* **Exercise goal**: Retype the opening lines of the listing below, ending with the line that contains "palette = sns.color_palette(colors)", and leave out any pictures.

Data records:
__________________________________________________

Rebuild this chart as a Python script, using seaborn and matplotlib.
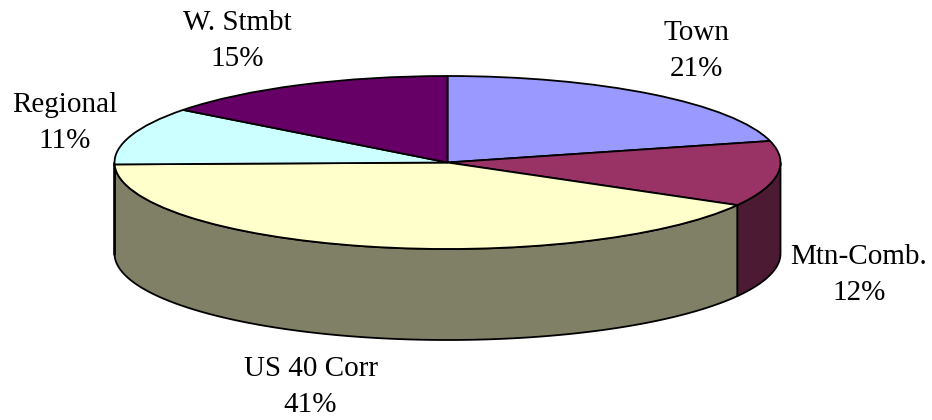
import matplotlib
matplotlib.use("Agg")
import matplotlib.pyplot as plt
import numpy as np
import seaborn as sns

# valores
labels = ["Town", "Mtn-Comb.", "US 40 Corr", "Regional", "W. Stmbt"]
values = [21.0, 12.2, 41.45, 10.75, 14.6]
colors = ["#9999FF", "#993366", "#FFFFCC", "#CCFFFF", "#660066"]

sns.set_theme(style="white")
plt.rcParams["font.family"] = ["Liberation Serif", "DejaVu Serif"]
palette = sns.color_palette(colors)

W, H = 932, 420
cx, cy, rx, ry = 447.5, 162.5, 333, 86.5
depth = 91 / ry

fig = plt.figure(figsize=(W / 100, H / 100), dpi=100)
ax = fig.add_axes([0, 0, 1, 1])

# parede lateral: so a parte da frente (90 a 270 graus a partir do topo)
edges = np.cumsum([0] + values) / sum(values) * 360
for i, c in enumerate(palette):
    a0, a1 = max(edges[i], 90), min(edges[i + 1], 270)
    if a1 <= a0:
        continue
    t = np.radians(np.linspace(a0, a1, 120))
    x, y = np.sin(t), np.cos(t)
    xs = np.r_[x, x[::-1]]
    ys = np.r_[y, y[::-1] - depth]
    ax.fill(xs, ys, color=tuple(v * 0.5 for v in c), ec="black", lw=1.3, zorder=1)

# tampo: pie com aspecto livre vira elipse
wedges, _ = ax.pie(values, colors=palette, startangle=90, counterclock=False,
                   wedgeprops=dict(edgecolor="black", linewidth=1.3, zorder=2))
ax.set_aspect("auto")
ax.set_xlim(-cx / rx, (W - cx) / rx)
ax.set_ylim((cy - H) / ry, cy / ry)
ax.axis("off")

# posicao dos rotulos em pixels da imagem (centro x, baseline da ultima linha)
label_pos = [(696.5, 76), (859, 300), (310.5, 412), (64.5, 148), (237, 66)]
for name, v, (px, py) in zip(labels, values, label_pos):
    ax.text((px - cx) / rx, (cy - py) / ry, f"{name}\n{v:.0f}%", ha="center", va="baseline",
            multialignment="center", fontsize=21, color="black", linespacing=1.52, zorder=3)

fig.savefig("out.png", dpi=100)
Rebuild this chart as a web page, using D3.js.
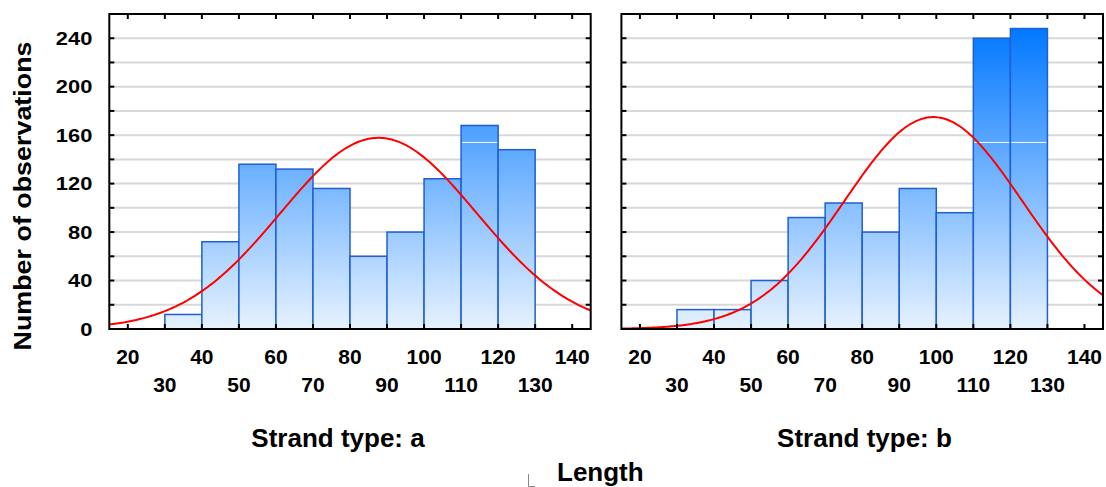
<!DOCTYPE html>
<html>
<head>
<meta charset="utf-8">
<script src="https://cdn.jsdelivr.net/npm/d3@7"></script>
<style>
  body { margin: 0; background: #fff; }
  svg text { font-family: "Liberation Sans", Arial, sans-serif; font-weight: bold; fill: #000; }
</style>
</head>
<body>
<svg id="chart" width="1106" height="487"></svg>
<script>
// bins of width 10, lower edges
var binStarts = [30, 40, 50, 60, 70, 80, 90, 100, 110, 120];
var countsA = [12, 72, 136, 132, 116, 60, 80, 124, 168, 148];
var countsB = [16, 16, 40, 92, 104, 80, 116, 96, 240, 248];
// normal fit
var fitA = { mean: 87.7, sd: 26.5 };
var fitB = { mean: 99.2, sd: 23.9 };
var xTicks = [20, 30, 40, 50, 60, 70, 80, 90, 100, 110, 120, 130, 140];
var yTicks = [0, 40, 80, 120, 160, 200, 240];
var yMinor = [20, 60, 100, 140, 180, 220];
var panelTitles = ["Strand type: a", "Strand type: b"];

var binWidth = 10;
var svg = d3.select('#chart');

var defs = svg.append('defs');
var grad = defs.append('linearGradient')
    .attr('id', 'barfill')
    .attr('gradientUnits', 'userSpaceOnUse')
    .attr('x1', 0).attr('x2', 0)
    .attr('y1', 329).attr('y2', 26);
grad.append('stop').attr('offset', '0%').attr('stop-color', '#e6f2fe');
grad.append('stop').attr('offset', '100%').attr('stop-color', '#0077ff');

var y = d3.scaleLinear().domain([0, 260]).range([329, 14]);

var drawPanel = function (x0, x1, counts, fit, title, titleX, showY, id) {
    var x = d3.scaleLinear().domain([15, 145]).range([x0, x1]);
    var g = svg.append('g');

    defs.append('clipPath').attr('id', 'clip' + id)
        .append('rect')
        .attr('x', x0).attr('y', y(260))
        .attr('width', x1 - x0).attr('height', y(0) - y(260));

    // grid
    g.selectAll('.grid')
        .data(d3.range(20, 260, 20))
        .enter().append('line')
        .attr('x1', x0).attr('x2', x1)
        .attr('y1', function (d) { return y(d); })
        .attr('y2', function (d) { return y(d); })
        .attr('stroke', '#d8d8d8')
        .attr('stroke-width', 2);

    // bars
    g.selectAll('.bar')
        .data(counts)
        .enter().append('rect')
        .attr('x', function (d, i) { return x(binStarts[i]); })
        .attr('width', function (d, i) { return x(binStarts[i] + binWidth) - x(binStarts[i]); })
        .attr('y', function (d) { return y(d); })
        .attr('height', function (d) { return y(0) - y(d); })
        .attr('fill', 'url(#barfill)')
        .attr('stroke', '#1f5fd2')
        .attr('stroke-width', 1.5);

    // thin white band seen in the taller bars
    g.selectAll('.band')
        .data(counts.map(function (d, i) { return { v: d, i: i }; }).filter(function (d) { return d.v > 156; }))
        .enter().append('line')
        .attr('x1', function (d) { return x(binStarts[d.i]) + 1; })
        .attr('x2', function (d) { return x(binStarts[d.i] + binWidth) - 1; })
        .attr('y1', y(154)).attr('y2', y(154))
        .attr('stroke', '#fff').attr('stroke-width', 1);

    // fitted normal curve
    var total = d3.sum(counts);
    var pts = d3.range(15, 145.01, 0.5).map(function (v) {
        var z = (v - fit.mean) / fit.sd;
        return [v, total * binWidth * Math.exp(-0.5 * z * z) / (fit.sd * Math.sqrt(2 * Math.PI))];
    });
    g.append('path')
        .datum(pts)
        .attr('clip-path', 'url(#clip' + id + ')')
        .attr('fill', 'none')
        .attr('stroke', '#ff0000')
        .attr('stroke-width', 2)
        .attr('d', d3.line()
            .x(function (d) { return x(d[0]); })
            .y(function (d) { return y(d[1]); }));

    // ticks, all pointing inward
    var tk = 5;
    xTicks.forEach(function (t) {
        g.append('line').attr('x1', x(t)).attr('x2', x(t))
            .attr('y1', y(0)).attr('y2', y(0) - tk)
            .attr('stroke', '#000').attr('stroke-width', 2);
        g.append('line').attr('x1', x(t)).attr('x2', x(t))
            .attr('y1', y(260)).attr('y2', y(260) + tk)
            .attr('stroke', '#000').attr('stroke-width', 2);
    });
    yTicks.concat(yMinor).forEach(function (t) {
        if (t === 0) return;
        g.append('line').attr('x1', x0).attr('x2', x0 + tk)
            .attr('y1', y(t)).attr('y2', y(t))
            .attr('stroke', '#000').attr('stroke-width', 2);
        g.append('line').attr('x1', x1).attr('x2', x1 - tk)
            .attr('y1', y(t)).attr('y2', y(t))
            .attr('stroke', '#000').attr('stroke-width', 2);
    });

    // frame
    g.append('rect')
        .attr('x', x0).attr('y', y(260))
        .attr('width', x1 - x0).attr('height', y(0) - y(260))
        .attr('fill', 'none').attr('stroke', '#000').attr('stroke-width', 2);

    // x tick labels in two staggered rows
    g.selectAll('.xl')
        .data(xTicks)
        .enter().append('text')
        .attr('x', function (d) { return x(d); })
        .attr('y', function (d, i) { return i % 2 === 0 ? 364 : 392; })
        .attr('text-anchor', 'middle')
        .style('font-size', '21px')
        .text(function (d) { return d; });

    if (showY) {
        // numbers on the y axis are a bit wider than tall in the source
        g.selectAll('.yl')
            .data(yTicks)
            .enter().append('text')
            .attr('transform', function (d) { return 'translate(' + (x0 - 17) + ',' + y(d) + ') scale(1.15,1)'; })
            .attr('dy', '0.35em')
            .attr('text-anchor', 'end')
            .style('font-size', '19px')
            .text(function (d) { return d; });
    }

    g.append('text')
        .attr('x', titleX)
        .attr('y', 447)
        .attr('text-anchor', 'middle')
        .style('font-size', '26px')
        .text(title);
};

drawPanel(109.3, 590.7, countsA, fitA, panelTitles[0], 338, true, 'a');
drawPanel(621.4, 1103, countsB, fitB, panelTitles[1], 864.5, false, 'b');

svg.append('text')
    .attr('transform', 'translate(31,196) rotate(-90) scale(1.12,1)')
    .attr('text-anchor', 'middle')
    .style('font-size', '24px')
    .text('Number of observations');

// small bracket glyph before the variable name
svg.append('path')
    .attr('d', 'M528.5,474 V486.5 H535')
    .attr('fill', 'none').attr('stroke', '#888').attr('stroke-width', 1);

svg.append('text')
    .attr('x', 557)
    .attr('y', 481)
    .style('font-size', '26px')
    .text('Length');
</script>
</body>
</html>
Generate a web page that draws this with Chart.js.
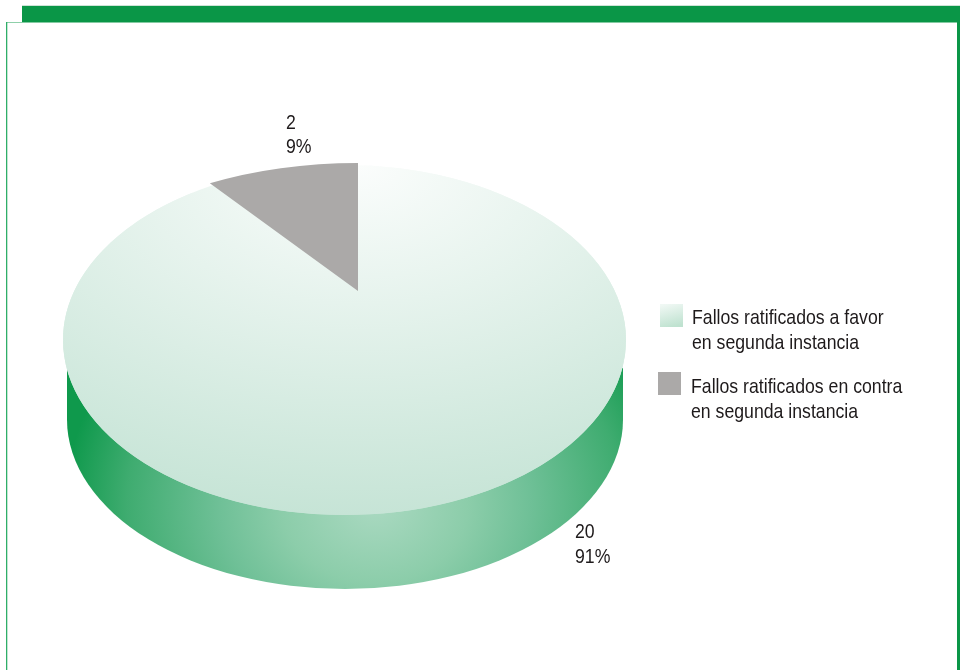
<!DOCTYPE html>
<html lang="es">
<head>
<meta charset="utf-8">
<title>Fallos ratificados</title>
<style>html,body{margin:0;padding:0;background:#fff}canvas{display:block}</style>
<script src="https://cdn.jsdelivr.net/npm/chart.js@4"></script>
</head>
<body>
<canvas id="c" width="960" height="670"></canvas>
<script>
// Data
const categories = ["Fallos ratificados a favor en segunda instancia", "Fallos ratificados en contra en segunda instancia"];
const values = [20, 2];
const percents = ["91%", "9%"];
const legendLines = [["Fallos ratificados a favor", "en segunda instancia"], ["Fallos ratificados en contra", "en segunda instancia"]];

// Style / layout
const FONT = '21px "Liberation Sans", sans-serif';
const NARROW = 0.842;
const INK = '#1e1a1b';
const top3D = { cx: 344.5, cy: 340, rx: 281.5, ry: 175 };
const greyWedge = { cx: 358, cy: 291, rx: 274, ry: 128 };
const wall = { left: 67, right: 623, startY: 368, cx: 345, cy: 419.5, rx: 278, ry: 169.5 };
const wallGlow = { cx: 375, cy: 505, rx: 310, ry: 260 };
const placements = [
  { square: [660, 304], textX: 692, y: [324, 349], label: [575, 538, 563] },
  { square: [658, 372], textX: 691, y: [393, 418], label: [286, 129, 153] }
];

function greenFill(chart) {
  const a = chart.chartArea;
  if (!a) return '#dcefe5';
  const x = (a.left + a.right) / 2, y = (a.top + a.bottom) / 2;
  const R = Math.min(a.right - a.left, a.bottom - a.top) / 2;
  const g = chart.ctx.createRadialGradient(x + 0.05 * R, y - R, 0, x + 0.05 * R, y - R, 2 * R);
  g.addColorStop(0, '#fbfdfc');
  g.addColorStop(1, '#c6e4d6');
  return g;
}
function place(ctx, el, t) {
  const R = el.outerRadius;
  ctx.translate(t.cx, t.cy);
  ctx.scale(t.rx / R, t.ry / R);
  ctx.translate(-el.x, -el.y);
}
function text(c, s, x, y) {
  c.save();
  c.translate(x, y);
  c.scale(NARROW, 1);
  c.fillText(s, 0, 0);
  c.restore();
}

const frame = {
  id: 'frame',
  beforeDraw(chart) {
    const c = chart.ctx;
    c.save();
    c.fillStyle = '#cfe3d7'; c.fillRect(22, 5, 938, 1);
    c.fillStyle = '#0a9647'; c.fillRect(22, 6, 938, 16.5);
    c.fillStyle = '#8fd0aa'; c.fillRect(6, 22, 16, 1);
    c.fillStyle = '#2fae68'; c.fillRect(6, 22, 1.3, 648);
    c.fillStyle = '#0a9647'; c.fillRect(957, 22, 3, 648);
    c.restore();
  }
};

const pie3d = {
  id: 'pie3d',
  beforeDatasetDraw(chart, args) {
    const c = chart.ctx, els = chart.getDatasetMeta(args.index).data;
    // side wall: path in page space, elliptical glow applied at fill time
    c.save();
    c.beginPath();
    c.moveTo(wall.left, wall.startY);
    c.lineTo(wall.left, wall.cy);
    c.ellipse(wall.cx, wall.cy, wall.rx, wall.ry, 0, Math.PI, 0, true);
    c.lineTo(wall.right, wall.startY);
    c.lineTo(wall.cx, top3D.cy);
    c.closePath();
    c.translate(wallGlow.cx, wallGlow.cy);
    c.scale(wallGlow.rx, wallGlow.ry);
    const g = c.createRadialGradient(0, 0, 0, 0, 0, 1);
    [[0, '#aad9c1'], [0.3, '#8ccdaa'], [0.5, '#6fc097'], [0.8, '#3fac70'], [1, '#0f994c']]
      .forEach(s => g.addColorStop(s[0], s[1]));
    c.fillStyle = g;
    c.fill();
    c.restore();
    // top disc backing + library arcs
    const green = els[0], grey = els[1];
    c.save();
    place(c, green, top3D);
    c.fillStyle = green.options.backgroundColor;
    c.beginPath();
    c.arc(green.x, green.y, green.outerRadius, 0, Math.PI * 2);
    c.fill();
    green.draw(c);
    c.restore();
    c.save();
    place(c, grey, greyWedge);
    grey.draw(c);
    c.restore();
    return false;
  },
  afterDraw(chart) {
    const c = chart.ctx;
    c.save();
    c.font = FONT; c.textBaseline = 'alphabetic'; c.textAlign = 'left';
    values.forEach((v, i) => {
      const p = placements[i];
      c.fillStyle = INK;
      text(c, String(v), p.label[0], p.label[1]);
      text(c, percents[i], p.label[0], p.label[2]);
      legendLines[i].forEach((t, k) => text(c, t, p.textX, p.y[k]));
      const [sx, sy] = p.square;
      if (i === 0) {
        const g = c.createLinearGradient(sx + 6, sy, sx + 12, sy + 23);
        g.addColorStop(0, '#f0f8f4'); g.addColorStop(1, '#bfe2d0');
        c.fillStyle = g;
      } else c.fillStyle = '#aba9a8';
      c.fillRect(sx, sy, 23, 23);
    });
    c.restore();
  }
};

new Chart(document.getElementById('c'), {
  type: 'pie',
  data: {
    labels: categories,
    datasets: [{
      data: values,
      borderWidth: 0,
      backgroundColor: ctx => ctx.dataIndex === 0 ? greenFill(ctx.chart) : '#aba9a8'
    }]
  },
  options: {
    responsive: false,
    animation: false,
    layout: { padding: 0 },
    plugins: { legend: { display: false }, tooltip: { enabled: false } }
  },
  plugins: [frame, pie3d]
});
</script>
</body>
</html>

__________________________________________________

* **Solution to this problem**:
Rebuild this chart as a Python script, using seaborn and matplotlib.
import matplotlib
matplotlib.use("Agg")
import matplotlib.pyplot as plt
import numpy as np
import seaborn as sns

# valores
labels = ["Town", "Mtn-Comb.", "US 40 Corr", "Regional", "W. Stmbt"]
values = [21.0, 12.2, 41.45, 10.75, 14.6]
colors = ["#9999FF", "#993366", "#FFFFCC", "#CCFFFF", "#660066"]

sns.set_theme(style="white")
plt.rcParams["font.family"] = ["Liberation Serif", "DejaVu Serif"]
palette = sns.color_palette(colors)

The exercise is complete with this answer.